Although the 250 six was once Chevrolet’s most powerful six cylinder option, by 1977 this was the sole inline six being used in cars. With ever tightening emission standards, the six was rated at 110 hp and 185 lb-ft of torque (SAE net). Not exactly a pavement shredder, but a powerhouse compared to the Ford 250 six and a 5 hp increase from 1976. However, I do question the seller’s claim that the car is “peppy.”
The original purchaser of this car did spring for the $282 3-speed Turbo-Hydramatic 350, which no doubt would help improve performance over the older 250’s equipped with the 2-speed Powerglide. By 1977 automatic transmissions were becoming pretty ubiquitous in this class, and Malibu was no different with 98.7% being equipped as such. The original purchaser also selected power steering ($146) and power brakes ($61), which were in 99.3% and 97.4% of 1977 Malibus respectively.
The original purchaser, however, kept the base hub caps on body coloured wheels.

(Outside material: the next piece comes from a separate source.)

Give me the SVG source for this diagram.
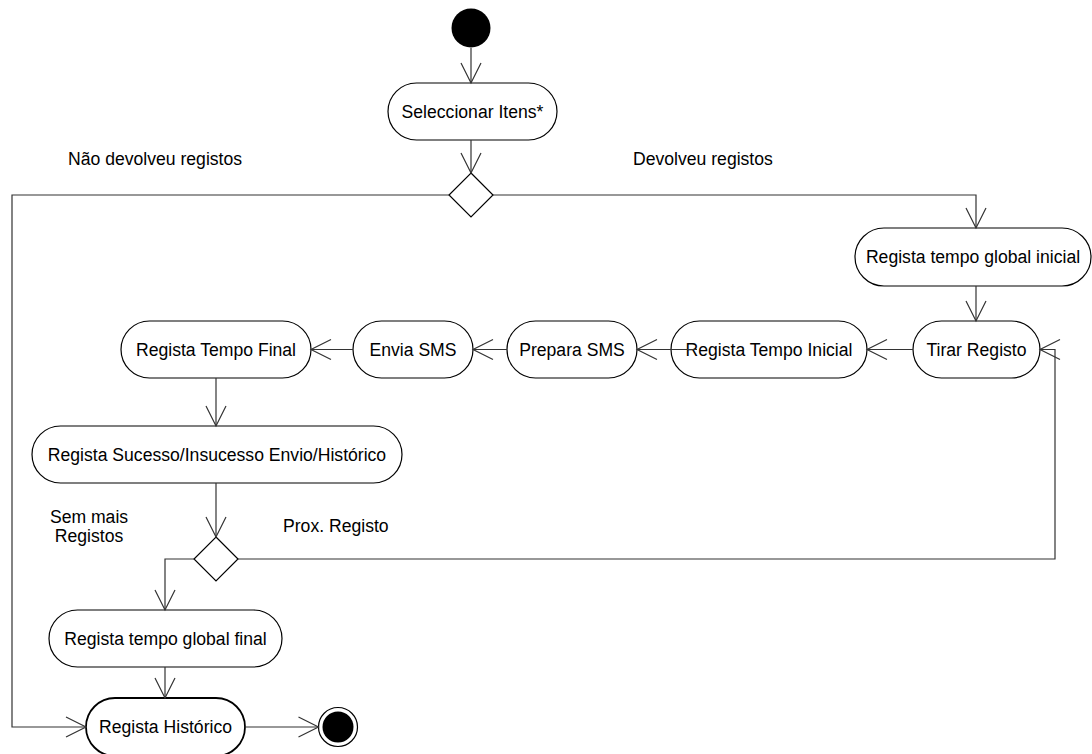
<svg xmlns="http://www.w3.org/2000/svg" width="1092" height="754" viewBox="0 0 1092 754">
<style>
.node rect{fill:#fff;stroke:#000;stroke-width:1.2}
.node text{font-family:"Liberation Sans",Arial,sans-serif;font-size:17.6px;fill:#000;text-anchor:middle}
.lbl{font-family:"Liberation Sans",Arial,sans-serif;font-size:17.6px;fill:#000}
.conn path{fill:none;stroke:#333;stroke-width:1.2}
.dec polygon{fill:#fff;stroke:#000;stroke-width:1.2}
</style>
<defs>
<marker id="arr" markerUnits="userSpaceOnUse" markerWidth="24" markerHeight="24" viewBox="-22 -12 24 24" refX="0" refY="0" orient="auto">
<path d="M-20,-10 L0,0 L-20,10" fill="none" stroke="#333" stroke-width="1.2"/>
</marker>
</defs>
<rect width="1092" height="754" fill="#fff"/>
<g id="start"><circle cx="471" cy="28" r="19.5" fill="#000"/></g>
<g id="n_seleccionar" class="node"><rect x="388" y="83" width="169" height="57" rx="28.5"/><text x="472.5" y="117.5">Seleccionar Itens*</text></g>
<g id="d1" class="dec"><polygon points="471,173 493,195 471,217 449,195"/></g>
<g id="n_global_inicial" class="node"><rect x="855" y="228" width="236" height="58" rx="29"/><text x="973" y="263">Regista tempo global inicial</text></g>
<g id="n_tirar" class="node"><rect x="913" y="321" width="127" height="57" rx="28.5"/><text x="976.5" y="355.5">Tirar Registo</text></g>
<g id="n_tempo_inicial" class="node"><rect x="671" y="321" width="196" height="57" rx="28.5"/><text x="769" y="355.5">Regista Tempo Inicial</text></g>
<g id="n_prepara" class="node"><rect x="507" y="321" width="130" height="57" rx="28.5"/><text x="572" y="355.5">Prepara SMS</text></g>
<g id="n_envia" class="node"><rect x="353" y="321" width="120" height="57" rx="28.5"/><text x="413" y="355.5">Envia SMS</text></g>
<g id="n_tempo_final" class="node"><rect x="121" y="321" width="190" height="57" rx="28.5"/><text x="216" y="355.5">Regista Tempo Final</text></g>
<g id="n_sucesso" class="node"><rect x="32" y="426" width="370" height="57" rx="28.5"/><text x="217" y="460.5">Regista Sucesso/Insucesso Envio/Histórico</text></g>
<g id="d2" class="dec"><polygon points="216,537 238,559 216,581 194,559"/></g>
<g id="n_global_final" class="node"><rect x="49" y="610" width="233" height="57" rx="28.5"/><text x="165.5" y="644.5">Regista tempo global final</text></g>
<g id="n_historico" class="node"><rect x="86" y="698" width="159" height="58" rx="29" style="stroke-width:1.8"/><text x="165.5" y="733">Regista Histórico</text></g>
<g id="end"><circle cx="338" cy="727" r="19.5" fill="#fff" stroke="#000" stroke-width="1.2"/><circle cx="338" cy="727" r="15.5" fill="#000"/></g>
<g id="connectors" class="conn">
<path d="M471,48 V83" marker-end="url(#arr)"/>
<path d="M471,140 V173" marker-end="url(#arr)"/>
<path d="M493,195 H976 V228" marker-end="url(#arr)"/>
<path d="M449,195 H12 V727 H86" marker-end="url(#arr)"/>
<path d="M976,286 V321" marker-end="url(#arr)"/>
<path d="M913,349.5 H867" marker-end="url(#arr)"/>
<path d="M697,349.5 H637" marker-end="url(#arr)"/>
<path d="M507,349.5 H473" marker-end="url(#arr)"/>
<path d="M353,349.5 H311" marker-end="url(#arr)"/>
<path d="M216,378 V426" marker-end="url(#arr)"/>
<path d="M216,483 V537" marker-end="url(#arr)"/>
<path d="M238,559 H1055 V349.5 H1040" marker-end="url(#arr)"/>
<path d="M194,559 H165 V610" marker-end="url(#arr)"/>
<path d="M165,667 V698" marker-end="url(#arr)"/>
<path d="M245,727 H318.5" marker-end="url(#arr)"/>
</g>
<g id="labels">
<text class="lbl" x="68" y="165">Não devolveu registos</text>
<text class="lbl" x="633" y="165">Devolveu registos</text>
<text class="lbl" x="89" y="523" text-anchor="middle">Sem mais</text>
<text class="lbl" x="89" y="542" text-anchor="middle">Registos</text>
<text class="lbl" x="283" y="532">Prox. Registo</text>
</g>
</svg>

Air conditioning, a passenger mirror and even a clock were also not selected. By this time the majority of the Malibu line-up was equipped with air-conditioning, in fact 80.6 % were so equipped in 1977. However, many northern state and Canadian cars still were built without A/C. I also noticed it had the optional (and not very effective) rear window blower defroster and that it’s being sold in Rochester. So it likely was a northern car from new. Despite that, its undercarriage is very clean and unmolested, suggesting it was never exposed to harsh weather.
This Malibu is a true unique rolling piece of history that hopefully finds a good home. The owner is asking $9000 for the car, which may be somewhat optimistic. But considering how few are left in this condition, and how few are equipped like this, it is probably a reasonable price. It will just take the right buyer to come along and scoop it up. Let’s hope it finds a new care taker, perhaps a fellow CCer might be interested?